Al terminar la Jornada, un grupito de los que habíamos ayudado en la organización de la misma comentaba entre sonrisas: “¡Ha sido un éxito! Después de más de un año trabajando, la Vigilia casi no se puede celebrar, miles de inscritos se han quedado a las puertas, y el domingo más de un millón de jóvenes no han podido comulgar. ¡un éxito!”

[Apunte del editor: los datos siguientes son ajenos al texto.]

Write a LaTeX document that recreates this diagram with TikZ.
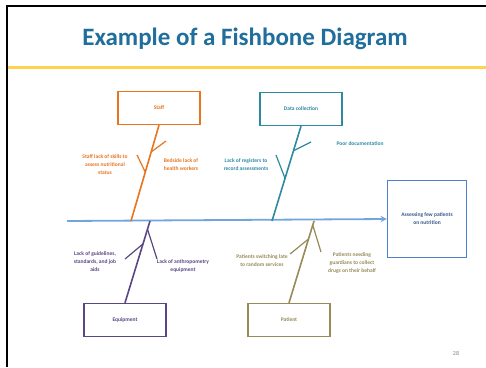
\documentclass[tikz,border=0pt]{standalone}
\usepackage{fontspec}
\setmainfont{Carlito}
\usetikzlibrary{
    arrows,
    positioning,
    calc,
}

\definecolor{titleblue}{HTML}{1F6E9C}
\definecolor{rulegold}{HTML}{FFD34E}
\definecolor{spineblue}{HTML}{74A4DC}
\definecolor{effectblue}{HTML}{4F7FCB}
\definecolor{staffor}{HTML}{E8741E}
\definecolor{datateal}{HTML}{2E8AA3}
\definecolor{equippur}{HTML}{5A4682}
\definecolor{patolive}{HTML}{978A56}

\begin{document}
\begin{tikzpicture}[
    x=1pt, y=-1pt,
    >=stealth,
    title/.style={font=\fontsize{25}{29}\selectfont\bfseries, text=titleblue},
    cause/.style={draw, line width=1.3pt, fill=white, align=center,
                minimum width=82pt, minimum height=33pt,
                font=\fontsize{5.5}{8}\selectfont\bfseries},
    staffbox/.style={cause, draw=staffor, text=staffor},
    databox/.style={cause, draw=datateal, text=datateal},
    equipbox/.style={cause, draw=equippur, text=equippur},
    patbox/.style={cause, draw=patolive, text=patolive},
    effect/.style={cause, draw=effectblue, text=effectblue!70!black,
                minimum width=79pt, minimum height=77pt},
    spine/.style={draw=spineblue, line width=1.8pt},
    bone/.style={line width=1.6pt},
    twig/.style={line width=1.2pt},
    note/.style={align=center, inner sep=0pt, font=\fontsize{5.5}{8}\selectfont\bfseries},
]
\useasboundingbox (0,0) rectangle (486,367);

% slide frame and heading
\draw[line width=1.5pt] (7,367) -- (7,6) -- (486,6);
\node[title] at (245,39) (title) {Example of a Fishbone Diagram};
\draw[rulegold, line width=3pt] (8,67) -- (486,67);

% effect and causes
\node[effect] at (427,219) (effect) {Assessing few patients\\on nutrition};
\node[staffbox] at (159,108) (staff) {Staff};
\node[databox] at (301,109) (data) {Data collection};
\node[equipbox] at (125,320) (equip) {Equipment};
\node[patbox] at (289,320) (patient) {Patient};

\coordinate (tail) at (67,221);
\coordinate (staffend) at (131,221);
\coordinate (dataend) at (272,221);
\coordinate (equipend) at (150,221);
\coordinate (patend) at (314,221);

\draw[spine, ->] (tail) -- (effect.west);

% staff
\draw[bone, staffor] (staff.south) -- (staffend);
\coordinate (staffa) at ($(staff.south)!0.28!(staffend)$);
\coordinate (staffb) at ($(staff.south)!0.49!(staffend)$);
\coordinate (staffta) at (166,141);
\coordinate (stafftb) at (137,155);
\draw[twig, staffor] (staffa) -- (staffta);
\draw[twig, staffor] (stafftb) -- (staffb);
\node[note, text=staffor] at (105,165) (skills) {Staff lack of skills to\\assess nutritional\\status};
\node[note, text=staffor] at (181,165) (workers) {Bedside lack of\\health workers};

% data collection
\draw[bone, datateal] (data.south) -- (dataend);
\coordinate (dataa) at ($(data.south)!0.26!(dataend)$);
\coordinate (datab) at ($(data.south)!0.55!(dataend)$);
\coordinate (datata) at (311,142);
\coordinate (datatb) at (276,155);
\draw[twig, datateal] (dataa) -- (datata);
\draw[twig, datateal] (datatb) -- (datab);
\node[note, text=datateal] at (360,144) (docs) {Poor documentation};
\node[note, text=datateal] at (246,165) (registers) {Lack of registers to\\record assessments};

% equipment
\draw[bone, equippur] (equip.north) -- (equipend);
\coordinate (equipa) at ($(equip.north)!0.72!(equipend)$);
\coordinate (equipb) at ($(equip.north)!0.9!(equipend)$);
\coordinate (equipta) at (125,259);
\coordinate (equiptb) at (157,259);
\draw[twig, equippur] (equipa) -- (equipta);
\draw[twig, equippur] (equipb) -- (equiptb);
\node[note, text=equippur] at (95,262) (guides) {Lack of guidelines,\\standards, and job\\aids};
\node[note, text=equippur] at (183,266) (anthro) {Lack of anthropometry\\equipment};

% patient
\draw[bone, patolive] (patient.north) -- (patend);
\coordinate (pata) at ($(patient.north)!0.78!(patend)$);
\coordinate (patb) at ($(patient.north)!0.95!(patend)$);
\coordinate (patta) at (290,254);
\coordinate (pattb) at (321,252);
\draw[twig, patolive] (pata) -- (patta);
\draw[twig, patolive] (patb) -- (pattb);
\node[note, text=patolive] at (262,261) (late) {Patients switching late\\to random services};
\node[note, text=patolive] at (352,263) (guardians) {Patients needing\\guardians to collect\\drugs on their behalf};

\node[text=gray, font=\fontsize{6}{7}\selectfont] at (456,353) (pagenum) {28};

\end{tikzpicture}
\end{document}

Y sí, lo ha sido, a pesar de todo. A pesar de que el evento más grande y complejo del mundo haya sido organizado en buena medida por voluntarios no suficientemente capacitados. A pesar de que las fechas eran… complicadillas. A pesar de que a algunos no les hacía mucha gracia que viniera el Papa, y se han empeñado en manifestarlo de los peores modos. A pesar de todo, la JMJ ha sido un éxito, es decir, un regalo de Dios, que ha mostrado Su rostro en medio del mundo de hoy. Un regalo para la Iglesia, que se ha sorprendido de verse tan joven, tan alegre, tan universal, tan viva. Esa Iglesia perseguida en China o Irak, acosada en medio mundo y criticada en el otro, pues resulta que aglutina a cientos de miles de jóvenes, como no lo hace ninguna otra institución en el mundo. Jóvenes alegres, sanos, con deseos de un mundo mejor, de una vida mejor, con deseos de Dios.

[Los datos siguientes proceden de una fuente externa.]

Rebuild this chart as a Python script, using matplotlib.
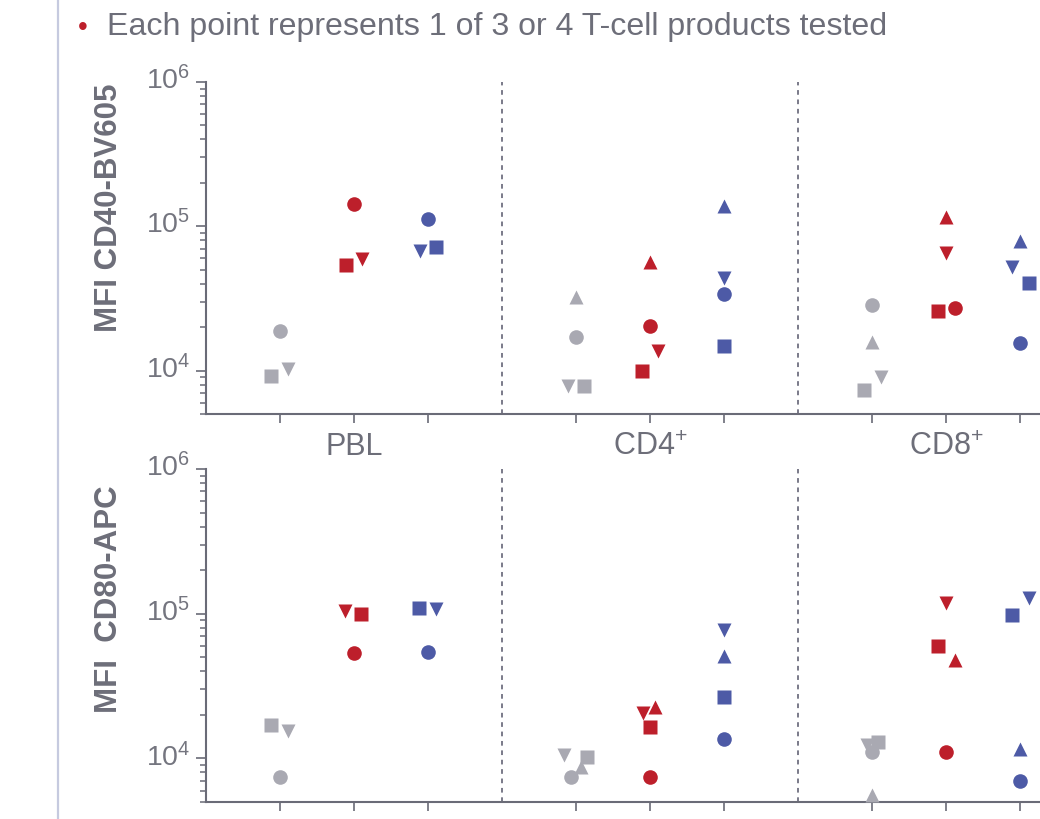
import matplotlib
matplotlib.use("Agg")
import matplotlib.pyplot as plt
import matplotlib.transforms as mtransforms
from matplotlib.lines import Line2D
from matplotlib.ticker import LogLocator, LogFormatterSciNotation, NullFormatter

plt.rcParams['font.family'] = ['Liberation Sans', 'DejaVu Sans']
plt.rcParams['mathtext.fontset'] = 'custom'
plt.rcParams['mathtext.rm'] = 'Liberation Sans'
plt.rcParams['mathtext.it'] = 'Liberation Sans:italic'
plt.rcParams['mathtext.bf'] = 'Liberation Sans:bold'

# groups of cells, each with three conditions (gray, red, blue)
groups = ["PBL", r"CD4$^{+}$", r"CD8$^{+}$"]
group_pos = [[0, 1, 2], [4, 5, 6], [8, 9, 10]]
separators = [3, 7]
products = ["o", "s", "v", "^"]   # one marker per T-cell product
cond_colors = ["#a9a9b2", "#bd1f2b", "#4d5aa6"]

# MFI CD40-BV605, per position: values for circle, square, down, up (None = not tested)
cd40 = [
    [18900, 9230, 10200, None],
    [143000, 54200, 59600, None],
    [112800, 72100, 67600, None],
    [17200, 7870, 7870, 32500],
    [20500, 10000, 13700, 56700],
    [34100, 14700, 44000, 138600],
    [28700, 7280, 8960, 15900],
    [27300, 26000, 65700, 116000],
    [15600, 40600, 52500, 79400],
]
cd40_jit = [
    [0, -0.12, 0.11, 0],
    [0, -0.11, 0.11, 0],
    [0, 0.11, -0.11, 0],
    [0, 0.11, -0.11, 0],
    [0, -0.11, 0.11, 0],
    [0, 0, 0, 0],
    [0, -0.11, 0.12, 0],
    [0.12, -0.11, 0, 0],
    [0, 0.12, -0.11, 0],
]

# MFI CD80-APC
cd80 = [
    [7500, 16900, 15400, None],
    [53300, 99300, 104000, None],
    [54200, 109000, 107000, None],
    [7500, 10300, 10500, 8670],
    [7500, 16400, 20500, 22500],
    [13700, 26400, 76900, 50800],
    [11000, 12900, 12300, 5550],
    [11000, 59600, 118000, 47700],
    [6930, 97700, 128000, 11700],
]
cd80_jit = [
    [0, -0.12, 0.11, 0],
    [0, 0.10, -0.12, 0],
    [0, -0.12, 0.11, 0],
    [-0.07, 0.15, -0.16, 0.07],
    [0, 0, -0.09, 0.07],
    [0, 0, 0, 0],
    [0, 0.08, -0.07, 0],
    [0, -0.11, 0, 0.12],
    [0, -0.11, 0.12, 0],
]

panels = [("MFI CD40-BV605", cd40, cd40_jit), ("MFI  CD80-APC", cd80, cd80_jit)]

axis_col = "#6a6b77"
text_col = "#6d6e79"

W, H = 1040, 819
fig = plt.figure(figsize=(W / 100, H / 100), dpi=100)

# (left, top, bottom, label centre) in pixels
ax_boxes = [(206, 82, 414, 208), (206, 469, 802, 599)]
axes = []
for (left, top, bot, yc), (ylab, vals, jit) in zip(ax_boxes, panels):
    ax = fig.add_axes([left / W, 1 - bot / H, 1 - left / W, (bot - top) / H])
    axes.append(ax)
    ax.set_yscale("log")
    ax.set_ylim(5000, 1e6)
    ax.set_xlim(-1, 10.27)
    for sep in separators:
        ax.axvline(sep, color="#6f7080", lw=1.3, ls=(0, (2.6, 2.6)), zorder=1)
    flat_pos = [p for g in group_pos for p in g]
    for i, x in enumerate(flat_pos):
        col = cond_colors[i % 3]
        for k, m in enumerate(products):
            v = vals[i][k]
            if v is None:
                continue
            ax.plot(x + jit[i][k], v, marker=m, ms=10.5, color=col,
                    mec="none", ls="none", zorder=3, clip_on=False)
    ax.set_xticks(flat_pos)
    ax.set_xticklabels([])
    ax.yaxis.set_major_locator(LogLocator(base=10, numticks=10))
    ax.yaxis.set_minor_locator(LogLocator(base=10, subs=range(2, 10), numticks=20))
    ax.yaxis.set_major_formatter(LogFormatterSciNotation())
    ax.yaxis.set_minor_formatter(NullFormatter())
    for s in ["top", "right"]:
        ax.spines[s].set_visible(False)
    for s in ["left", "bottom"]:
        ax.spines[s].set_color(axis_col)
        ax.spines[s].set_linewidth(1.5)
    ax.tick_params(axis="y", which="major", length=7.5, width=1.2, color=axis_col,
                   labelsize=20.5, labelcolor="#74757f", pad=4)
    ax.tick_params(axis="y", which="minor", length=4.5, width=1.1, color=axis_col)
    ax.tick_params(axis="x", length=6.5, width=1.2, color=axis_col)
    shift = mtransforms.ScaledTranslation(0, 3 / 72, fig.dpi_scale_trans)
    for lab in ax.get_yticklabels():
        lab.set_transform(lab.get_transform() + shift)
    fig.text(109 / W, 1 - yc / H, ylab, rotation=90, ha="center", va="center",
             fontsize=22.5, fontweight="bold", color=text_col)

# category labels under top panel
trans = mtransforms.blended_transform_factory(axes[0].transData, fig.transFigure)
for name, g in zip(groups, group_pos):
    axes[0].text(g[1], 1 - 455 / H, name, transform=trans, ha="center",
                 va="baseline", fontsize=22, color=text_col)

# header bullet text
fig.text(78 / W, 1 - 35 / H, "\u2022", fontsize=20, color="#bd1f2b", va="baseline")
fig.text(107 / W, 1 - 35 / H, "Each point represents 1 of 3 or 4 T-cell products tested",
         fontsize=23.1, color=text_col, va="baseline")

# slide side rule
fig.add_artist(Line2D([58 / W, 58 / W], [0, 1], color="#c6cadf", lw=1.6))

fig.savefig("out.png", dpi=100)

Es difícil resumir en unas líneas tantas experiencias. Desde los lejanos preparativos para formar equipos de voluntarios que coordinaran el evento, hasta la entrega de las llaves de los colegios al Ayuntamiento de Leganés. Entre medias, decenas de reuniones, cientos de mails, idas y venidas para medir los espacios, para motivar a los jóvenes a que participaran en el encuentro, para cuadrar los números de peregrinos con los espacios disponibles… muchas anécdotas. He descubierto que el traductor Google puede ser muy divertido, y que para él los “abonos transportes” madrileños se convierten en “fertilizantes para el transporte” en inglés. Me hubiera gustado ver la cara de Gerard, el responsable del grupo indonesio, cuando recibió semejante traducción.

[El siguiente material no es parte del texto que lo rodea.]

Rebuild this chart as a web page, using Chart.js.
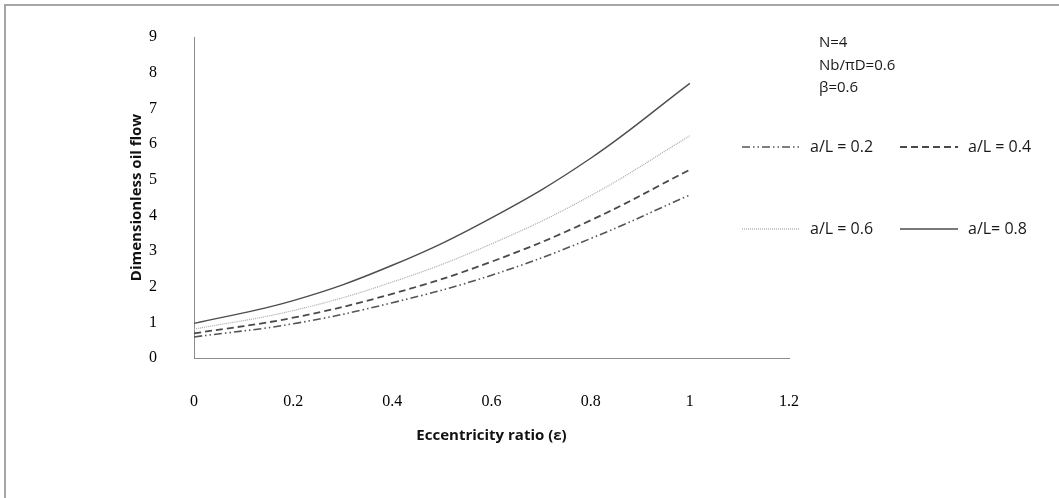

Junto a las anécdotas, y al cansancio, y al sueño de esos días, lo más importante, la razón por la que el Papa nos embarcó en semejante aventura: palpar a Cristo actuando, en nosotros, en el prójimo, en el ambiente. Es esa atmósfera –que en cristiano se dice Espíritu Santo- la que permite ver a jóvenes irakíes y norteamericanos unidos en la misma foto; que hace que el calor, o el cansancio, o las incomodidades, no sean excusa para pensar en uno, sino para encontrarse con el otro. Ese Espíritu que dio la fuerza a los voluntarios para servir y acoger a miles de jóvenes, durante muchas horas, dándoles de comer o llevándoles al hospital más cercano. Es el Espíritu que conquistó los corazones de las jóvenes, guapas y alegres religiosas concitadas en el Escorial. El mismo que metió en las mentes y corazones de los profesores universitarios que se reunieron en la Basílica de San Lorenzo el deseo de saber y la misión de enseñar. El mismo Santo Espíritu que ha llamado a los jóvenes seminaristas que llenaron la Almudena para seguir a Cristo sumo y eterno Sacerdote. El que sostiene a los enfermos del instituto san Juan, y a tantos otros, y a los que con cariño y profesionalidad los cuidan y curan. El Espíritu Santo de Dios que sopló con fuerza en Cuatro Vientos, desafiando a los cristianos del siglo XXI para que estén firmes en su fe, para que no se les lleve el viento de la mediocridad, de lo fácil, de lo superfluo. Y la lluvia de gracias, que está llamada a engendrar los santos de nuestro tiempo, hombres y mujeres de oración, que descubren a Dios en su vida y en el prójimo, que se comprometen con su mundo mientras caminan hacia la patria celeste, y que se enfrentan pacífica pero enérgicamente ante la cultura de muerte que asola occidente, y que pronto barrerá otras latitudes. Y todo, contando únicamente con la fuerza del que se postra ante un signo pobre y débil: el Pan Eucarístico, que nos hace presente a Jesucristo en la Cruz, entregado y victorioso.
Muchas más cosas, y más desordenadamente aún, podría decir de mi jotaemejota. De seguro me servirá para predicar los próximos meses en mi parroquia. Y Dios quiera que el sello de Su vibrante presencia se imprima, indeleble, en nuestras vidas, y nos lance de una vez a vivir la santidad, la perfecta amistad con Cristo, a la que estamos destinados por gracia. Amén, Jesús.